Universality of strict mode

Dear colleagues,

in the current version of the spec, the strict mode supports the 
encoding and decoding of almost all schema-valid documents, except the 
following ones (note that there might be other cases not identified here):
* Documents containing QNames as values, as the strict mode disallows 
the use of preserve.prefixes and the current representation of QNames 
without prefixes is meaningless.
* Documents containing elements featuring both xsi:type and xsi:nil at 
the same time, when the referenced type does not contain an attribute 
wildcard.

The first case unfortunately corresponds to a large number of use cases, 
that we have to support in small embedded devices:
* Exchange of static metadata information: for instance XML Schema or 
WSDL documents.
* Exchange of more dynamic metadata information through messages: for 
instance WS-Discovery and WS-MetadataExchange messages used in the OASIS 
DPWS (Devices Profile for Web Services) specification.
* SOAP 1.2 fault codes and subcodes.

It seems that this could be fixed in the spec without creating backward 
incompatibility (as the feature is currently not supported), in one of 
two ways:
1. Support preserve.prefixes in strict mode: This would require the 
addition of a production containing the NS event in the undeclared 
productions for strict=true. It has the drawback of increasing the event 
code size of the first production in all element grammars, of adding 
unnecessary prefix declarations in the stream (besides the necessary 
ones), and also of requiring the support of dynamic addition of URIs in 
the URI table.
2. Use an alternative representation of QName values in strict mode: the 
proposal is to encode both the URI and the local name as String values 
(and not URI for the first part). This will prevent the required update 
of the URI table, and allow control of caching using the maxCapacity and 
maxLength options of the String value table. I understand that this 
solution makes life a little bit more complex for implementers (as 
appropriate prefix definitions may need to be inserted upstream in a 
streaming API), but does not actually create additional complexity when 
using a typed API or direct encoding/decoding from a data structure. 
This second alternative is our preferred one.
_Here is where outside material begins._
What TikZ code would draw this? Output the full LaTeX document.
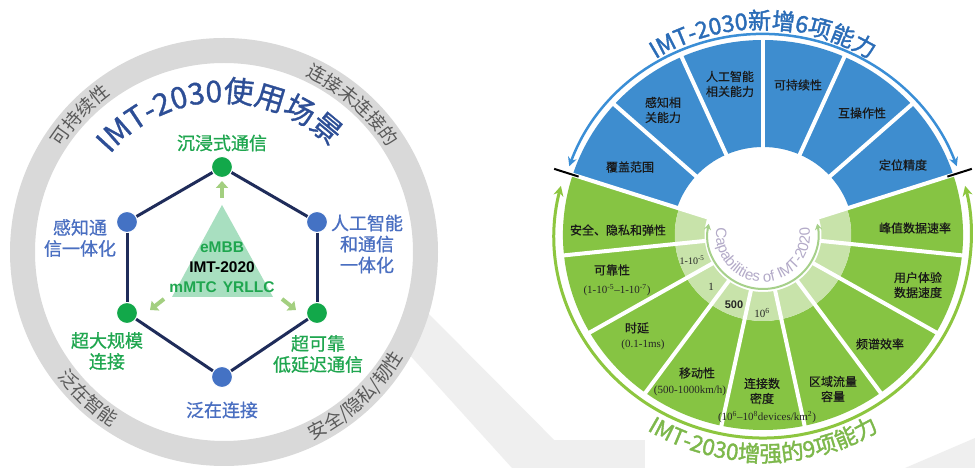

The second case is obviously less critical, as it is not usual. However, 
it seems that it could be fixed by simply requiring the xsi:nil 
attribute to occur before the xsi:type one. In such a case, the 
processor would know, when encountering the xsi:type attribute, whether 
to select the corresponding Type or TypeEmpty grammar. It would also 
have the side effect of simplifying the spec, by removing the case where 
AT(*) can be matched by xsi:nil. This would however create a (small) 
backward incompatibility with the current version of the spec.

Best regards

Antoine Mensch

Received on Friday, 2 July 2010 10:05:26 UTC